Традиционное для поэта убеждение в том, что ничто так не перечеркивает образ, как банальность, Беккет доводит до предела: пышное слово, утонченная метафоричность и ироничная велеречивость преподносятся в его ранних текстах как гарантии продуманного, неповерхностного суждения. За каждым сложным образом здесь скрывается прежде всего война с литературными клише. В этой связи вполне объяснимо и то, что в его ранних стихах практически отсутствует рифма. В своих эссе, написанных в этот период, Беккет обращает внимание на невозможность использования литературных приемов классического романа, противопоставляя им «презрение к пошлости правдоподобного сцепления фактов» у Пруста и Достоевского, изображавших «своих персонажей, не объясняя их»[5]. На схожих антитезах (Корнель/Расин, Бальзак/Флобер) были выстроены и лекции Беккета по французской литературе, которые он читал в начале 30-х годов в Тринити-колледже[6]. Так называемые правдоподобные сюжеты и мотивированные поступки представлялись ему упрощением жизни — торжеством фальши и банальности, не заслуживающим ничего, кроме осмеяния.
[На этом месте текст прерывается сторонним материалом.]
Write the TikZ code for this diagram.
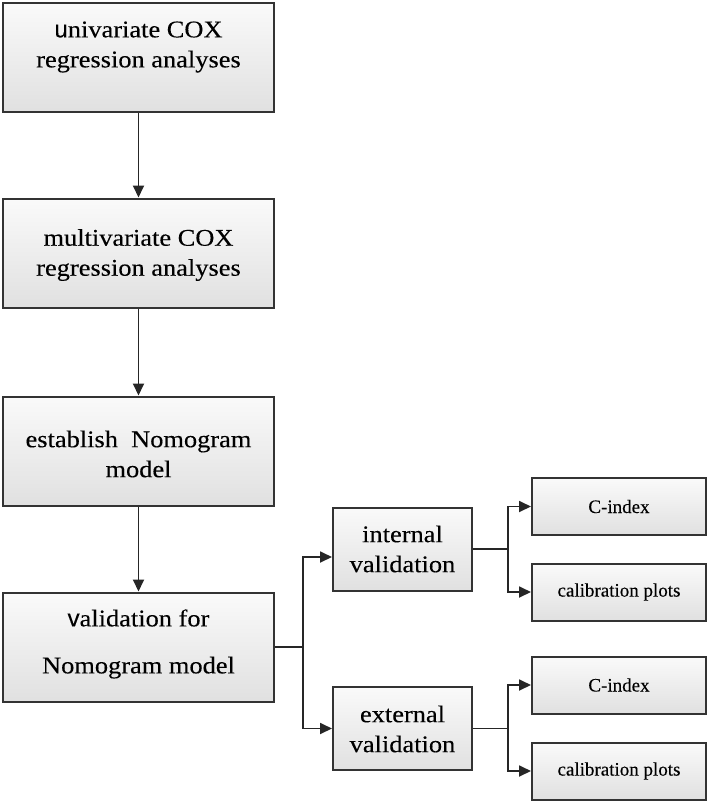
\documentclass[tikz,border=0pt]{standalone}
\usepackage{fontspec}
\setmainfont[FakeBold=0.2]{Liberation Serif}
\newfontfamily\bigserif[FakeStretch=1.1,FakeBold=0.2]{Liberation Serif}
\newfontfamily\sansletter[FakeBold=0.2]{Liberation Sans}
\usetikzlibrary{arrows.meta,calc,shadows}

\tikzset{
  box/.style={draw=black!80, line width=2pt, top color=gray!4, bottom color=gray!24,
    inner sep=0pt, rectangle,
    drop shadow={shadow xshift=1.2pt, shadow yshift=-1.2pt, opacity=0.25}},
  bigbox/.style={box, minimum width=271pt, minimum height=109pt},
  midbox/.style={box, minimum width=139pt, minimum height=83pt},
  smallbox/.style={box, minimum width=174pt, minimum height=57pt,
    font=\fontsize{19}{22}\selectfont},
  bigtxt/.style={font=\bigserif\fontsize{24}{30}\selectfont, align=center, inner sep=0pt},
  ln/.style={line width=1.8pt, draw=black!85},
  arr/.style={ln, -{Triangle[length=12pt,width=11pt]}},
}

\begin{document}
\begin{tikzpicture}[x=1pt,y=-1pt]
\useasboundingbox (0,0) rectangle (708,803);

% main column
\node[bigbox] (b1) at (138.5,57.5) {};
\node[bigbox] (b2) at (138.5,253) {};
\node[bigbox] (b3) at (138.5,451) {};
\node[bigbox] (b4) at (138.5,647) {};

\node[bigtxt] (t1) at (138.5,47) {{\sansletter u}nivariate COX\\regression analyses};
\node[bigtxt] (t2) at (138.5,255) {multivariate COX\\regression analyses};
\node[bigtxt] (t3) at (138.5,454) {establish\ \ Nomogram\\model};
\node[bigtxt, font=\bigserif\fontsize{24}{47}\selectfont] (t4) at (138.5,644) {{\sansletter v}alidation for\\Nomogram model};

% validation boxes
\node[midbox] (int) at (402.5,549) {};
\node[bigtxt] (ti) at (402.5,549) {internal\\validation};
\node[midbox] (ext) at (402.5,728.5) {};
\node[bigtxt] (te) at (402.5,729) {external\\validation};

% result boxes
\node[smallbox] (c1) at (619,506.5) {C-index};
\node[smallbox] (p1) at (619,592) {calibration plots};
\node[smallbox] (c2) at (619,685) {C-index};
\node[smallbox] (p2) at (619,771) {calibration plots};

% connectors
\draw[arr] (b1) -- (b2);
\draw[arr] (b2) -- (b3);
\draw[arr] (b3) -- (b4);

\coordinate (j1) at (303,647);
\coordinate (j2) at (508,549);
\coordinate (j3) at (508,728.5);

\draw[ln] (b4.east) -- (j1);
\draw[arr] (j1) |- ($(int.west)+(0,8)$);
\draw[arr] (j1) |- (ext.west);

\draw[ln] (int.east) -- (j2);
\draw[arr] (j2) |- (c1.west);
\draw[arr] (j2) |- (p1.west);

\draw[ln] (ext.east) -- (j3);
\draw[arr] (j3) |- (c2.west);
\draw[arr] (j3) |- (p2.west);
\end{tikzpicture}
\end{document}
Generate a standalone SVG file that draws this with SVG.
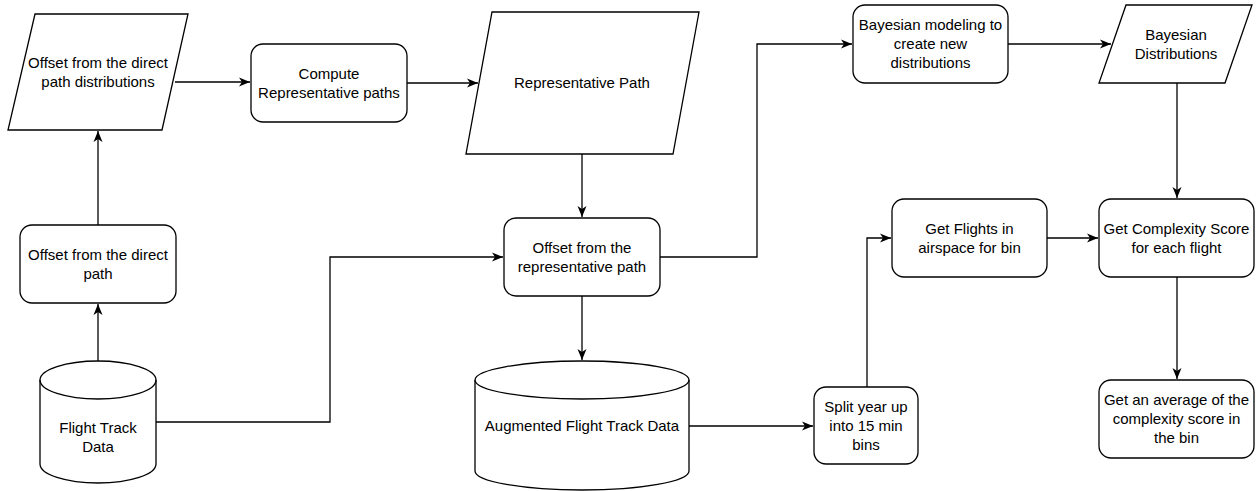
<svg xmlns="http://www.w3.org/2000/svg" width="1258" height="491" viewBox="0 0 1258 491">
<style>
.s{fill:#fff;stroke:#000;stroke-width:1.3}
.c{fill:none;stroke:#000;stroke-width:1.3}
text{font-family:"Liberation Sans",Arial,Helvetica,sans-serif;font-size:15px;fill:#000;text-anchor:middle}
</style>
<defs>
<marker id="a" markerUnits="userSpaceOnUse" markerWidth="12" markerHeight="10" viewBox="0 0 12 10" refX="11" refY="5" orient="auto">
<path d="M0,0.5 L11,5 L0,9.5 L3,5 Z" fill="#000"/>
</marker>
</defs>
<rect width="1258" height="491" fill="#fff"/>
<g id="connectors">
<path class="c" d="M175,82 H250" marker-end="url(#a)"/>
<path class="c" d="M407,83 H478" marker-end="url(#a)"/>
<path class="c" d="M582,154 V217" marker-end="url(#a)"/>
<path class="c" d="M660,257 H757 V44 H852" marker-end="url(#a)"/>
<path class="c" d="M1008,44 H1111" marker-end="url(#a)"/>
<path class="c" d="M1177,83 V198" marker-end="url(#a)"/>
<path class="c" d="M1047,238 H1098" marker-end="url(#a)"/>
<path class="c" d="M867,387 V238 H891" marker-end="url(#a)"/>
<path class="c" d="M689,426 H813" marker-end="url(#a)"/>
<path class="c" d="M582,296 V360" marker-end="url(#a)"/>
<path class="c" d="M156,422 H330 V257 H503" marker-end="url(#a)"/>
<path class="c" d="M98,361 V304" marker-end="url(#a)"/>
<path class="c" d="M98,225 V131" marker-end="url(#a)"/>
<path class="c" d="M1177,277 V379" marker-end="url(#a)"/>
</g>
<g id="n1">
<path class="s" d="M35,14 H188 L162,130 H8 Z"/>
<text x="98" y="67.5">Offset from the direct</text>
<text x="98" y="86.5">path distributions</text>
</g>
<g id="n2">
<rect class="s" x="251" y="44" width="156" height="78" rx="12"/>
<text x="329" y="78.5">Compute</text>
<text x="329" y="97.5">Representative paths</text>
</g>
<g id="n3">
<path class="s" d="M492,12 H699 L673,154 H466 Z"/>
<text x="582" y="88">Representative Path</text>
</g>
<g id="n4">
<rect class="s" x="504" y="218" width="156" height="78" rx="12"/>
<text x="582" y="252.5">Offset from the</text>
<text x="582" y="271.5">representative path</text>
</g>
<g id="n5">
<rect class="s" x="853" y="5" width="155" height="78" rx="12"/>
<text x="930.5" y="30">Bayesian modeling to</text>
<text x="930.5" y="49">create new</text>
<text x="930.5" y="68">distributions</text>
</g>
<g id="n6">
<path class="s" d="M1126,5 H1252 L1225,83 H1099 Z"/>
<text x="1176" y="39.5">Bayesian</text>
<text x="1176" y="58.5">Distributions</text>
</g>
<g id="n7">
<rect class="s" x="892" y="199" width="155" height="78" rx="12"/>
<text x="969.5" y="233.5">Get Flights in</text>
<text x="969.5" y="252.5">airspace for bin</text>
</g>
<g id="n8">
<rect class="s" x="1099" y="199" width="155" height="78" rx="12"/>
<text x="1176.5" y="233.5">Get Complexity Score</text>
<text x="1176.5" y="252.5">for each flight</text>
</g>
<g id="n9">
<rect class="s" x="814" y="387" width="104" height="77" rx="12"/>
<text x="866" y="411.5">Split year up</text>
<text x="866" y="430.5">into 15 min</text>
<text x="866" y="449.5">bins</text>
</g>
<g id="n10">
<rect class="s" x="1099" y="380" width="155" height="78" rx="12"/>
<text x="1176.5" y="405">Get an average of the</text>
<text x="1176.5" y="424">complexity score in</text>
<text x="1176.5" y="443">the bin</text>
</g>
<g id="n11">
<path class="s" d="M475,380 A107,19 0 0 1 689,380 V471 A107,19 0 0 1 475,471 Z"/>
<path class="c" d="M475,380 A107,19 0 0 0 689,380"/>
<text x="582" y="431">Augmented Flight Track Data</text>
</g>
<g id="n12">
<path class="s" d="M40,380 A58,19 0 0 1 156,380 V464 A58,19 0 0 1 40,464 Z"/>
<path class="c" d="M40,380 A58,19 0 0 0 156,380"/>
<text x="98" y="433">Flight Track</text>
<text x="98" y="452">Data</text>
</g>
<g id="n13">
<rect class="s" x="20" y="225" width="156" height="78" rx="12"/>
<text x="98" y="259.5">Offset from the direct</text>
<text x="98" y="278.5">path</text>
</g>
</svg>
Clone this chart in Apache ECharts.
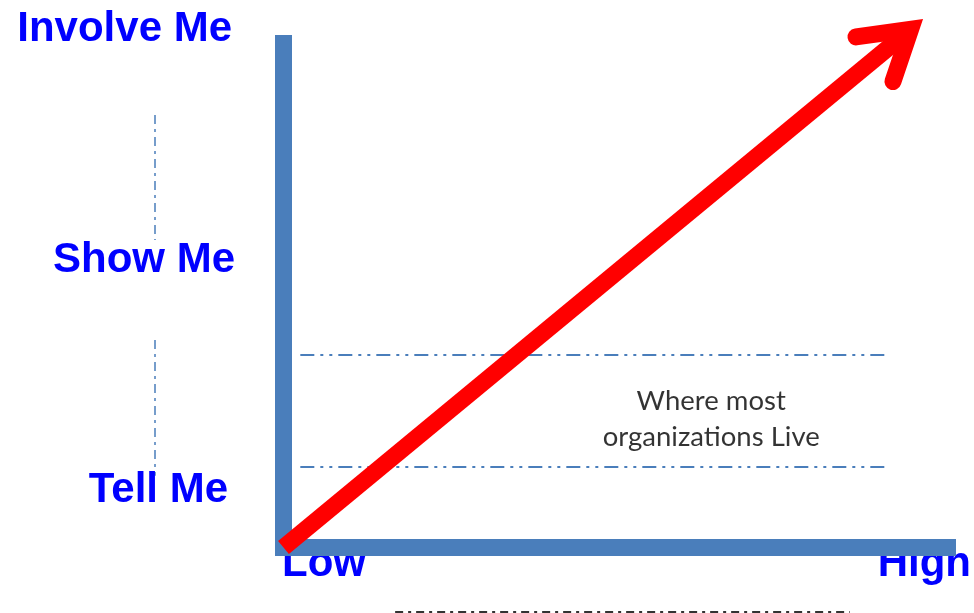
<!DOCTYPE html>
<html><head><meta charset="utf-8">
<script src="https://cdn.jsdelivr.net/npm/echarts@6/dist/echarts.min.js"></script>
<style>html,body{margin:0;padding:0;background:#fff}#c{width:974px;height:613px}</style>
</head><body><div id="c"></div>
<script>
// ---- data (diagram space: x 0..100 = Low..High frame, y 0..100 = frame height) ----
var levels = ['Tell Me', 'Show Me', 'Involve Me'];
var scaleLabels = ['Low', 'High'];
var framePath = [[0, 100], [0, 0], [100, 0]];
var arrowFrom = [0, 0];
var arrowTo = [95.1, 103.1];
var bandLevels = [15.7, 37.6];
var bandSpan = [2.5, 89.6];
var bandText = ['Where most', 'organizations Live'];
var bandTextAt = [63.6, 25.1];
var separatorX = -19.1;
var separatorSpans = [[84.4, 60], [40.5, 14]];
var footY = -12.5;
var footSpan = [16.6, 84.2];

var BAR = '#4A7EBB', RED = '#FF0000', TXT = '#0000FF';
var labelFont = { fontFamily: 'Liberation Sans, Arial, sans-serif', fontWeight: 'bold', fontSize: 42, color: TXT };

function merge(a, b) { var o = {}; for (var k in a) o[k] = a[k]; for (var k2 in b) o[k2] = b[k2]; return o; }

var dashedData = [];
bandLevels.forEach(function (y) {
  dashedData.push({ coords: [[bandSpan[0], y], [bandSpan[1], y]], lineStyle: { color: BAR, width: 2, type: [14, 6, 3, 6, 3, 6], opacity: 1 } });
});
separatorSpans.forEach(function (s) {
  dashedData.push({ coords: [[separatorX, s[0]], [separatorX, s[1]]], lineStyle: { color: BAR, width: 1.5, type: [9, 5, 3, 5], opacity: 1 } });
});
dashedData.push({ coords: [[footSpan[0], footY], [footSpan[1], footY]], lineStyle: { color: '#333', width: 2, type: [8, 5, 3, 5], opacity: 1 } });

var levelRich = {
  t: merge(labelFont, { padding: [0, 7, 0, 0] }),
  s: merge(labelFont, { padding: [0, 0, 0, 0] }),
  i: merge(labelFont, { padding: [0, 3, 0, 0] })
};
var levelKey = { 'Tell Me': 't', 'Show Me': 's', 'Involve Me': 'i' };

var chart = echarts.init(document.getElementById('c'), null, { renderer: 'canvas' });
var option = {
  animation: false,
  backgroundColor: '#ffffff',
  grid: [
    { left: 283.5, top: 35, width: 672.5, height: 512.5 },
    { left: 240, top: 29.5, width: 40, height: 461 },
    { left: 324, right: 49, top: 100, bottom: 73 }
  ],
  xAxis: [
    { gridIndex: 0, type: 'value', min: 0, max: 100, show: false },
    { gridIndex: 1, type: 'value', show: false },
    { gridIndex: 2, type: 'category', data: scaleLabels, boundaryGap: false,
      axisLine: { show: false }, axisTick: { show: false }, splitLine: { show: false },
      axisLabel: merge({ interval: 0, margin: 24, verticalAlign: 'middle' }, labelFont) }
  ],
  yAxis: [
    { gridIndex: 0, type: 'value', min: 0, max: 100, show: false },
    { gridIndex: 1, type: 'category', data: levels, boundaryGap: false,
      axisLine: { show: false }, axisTick: { show: false }, splitLine: { show: false },
      axisLabel: merge({ interval: 0, margin: 5, align: 'right', rich: levelRich,
        formatter: function (v) { return '{' + levelKey[v] + '|' + v + '}'; } }, labelFont) },
    { gridIndex: 2, type: 'value', show: false }
  ],
  series: [
    { type: 'lines', coordinateSystem: 'cartesian2d', xAxisIndex: 0, yAxisIndex: 0,
      z: -1, clip: false, silent: true, data: dashedData },
    { type: 'line', xAxisIndex: 0, yAxisIndex: 0, data: framePath, symbol: 'none', clip: false, z: 2, silent: true,
      lineStyle: { color: BAR, width: 17, cap: 'butt', join: 'miter' } },
    { type: 'custom', xAxisIndex: 0, yAxisIndex: 0, clip: false, z: 3, silent: true,
      encode: { x: [0, 2], y: [1, 3] },
      data: [[arrowFrom[0], arrowFrom[1], arrowTo[0], arrowTo[1]]],
      renderItem: function (params, api) {
        var p0 = api.coord([api.value(0), api.value(1)]);
        var p1 = api.coord([api.value(2), api.value(3)]);
        var dx = p1[0] - p0[0], dy = p1[1] - p0[1], len = Math.sqrt(dx * dx + dy * dy);
        var ux = dx / len, uy = dy / len, nx = -uy, ny = ux;
        var W = 17, HL = 63, HW = 29, d = 15;
        for (var i = 0; i < 30; i++) { var phi = Math.atan(HW / (HL - d)); d = (W / 2) / Math.sin(phi); }
        var t = [p1[0] - ux * d, p1[1] - uy * d];
        var b1 = [p1[0] - ux * HL + nx * HW, p1[1] - uy * HL + ny * HW];
        var b2 = [p1[0] - ux * HL - nx * HW, p1[1] - uy * HL - ny * HW];
        return { type: 'group', children: [
          { type: 'polyline', shape: { points: [p0, t] }, style: { stroke: RED, lineWidth: W, fill: null, lineCap: 'butt' } },
          { type: 'polyline', shape: { points: [b1, t, b2] }, style: { stroke: RED, lineWidth: W, fill: null, lineCap: 'round', lineJoin: 'miter' } }
        ] };
      } },
    { type: 'scatter', xAxisIndex: 0, yAxisIndex: 0, data: [bandTextAt], symbolSize: 1, z: 2, silent: true,
      itemStyle: { color: 'rgba(0,0,0,0)' },
      label: { show: true, position: 'inside', formatter: bandText.join('\n'),
        fontFamily: 'Lato, sans-serif', fontSize: 27.5, lineHeight: 36, color: '#000', align: 'center' } }
  ]
};
chart.setOption(option);
</script></body></html>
«Белаква приближался к дому тетки. Давайте скажем, что была зима, чтобы сейчас могли сгуститься сумерки и взойти луна»[7] — вот типичный зачин для очередного поворота сюжета, рождающегося из размышлений автора о том, что бы еще сотворить с героями, и даже угроз оборвать чью-нибудь жизнь[8]. Порой автор даже не может определиться с именем для персонажа и решает использовать разные имена в зависимости от ситуации, причем подобной участи не избегает даже главный герой (в оригинале вместо Belacqua порой фигурирует Bollocky, образованное от английского ругательства). Разумеется, все эти затрудняющие чтение приемы, которые к середине ХХ века будут признаны образцами «высокого модернизма», в 30-е годы еще воспринимались большинством издателей как высоколобый фарс и отсутствие чувства меры, перенятые молодым ирландцем у Джеймса Джойса.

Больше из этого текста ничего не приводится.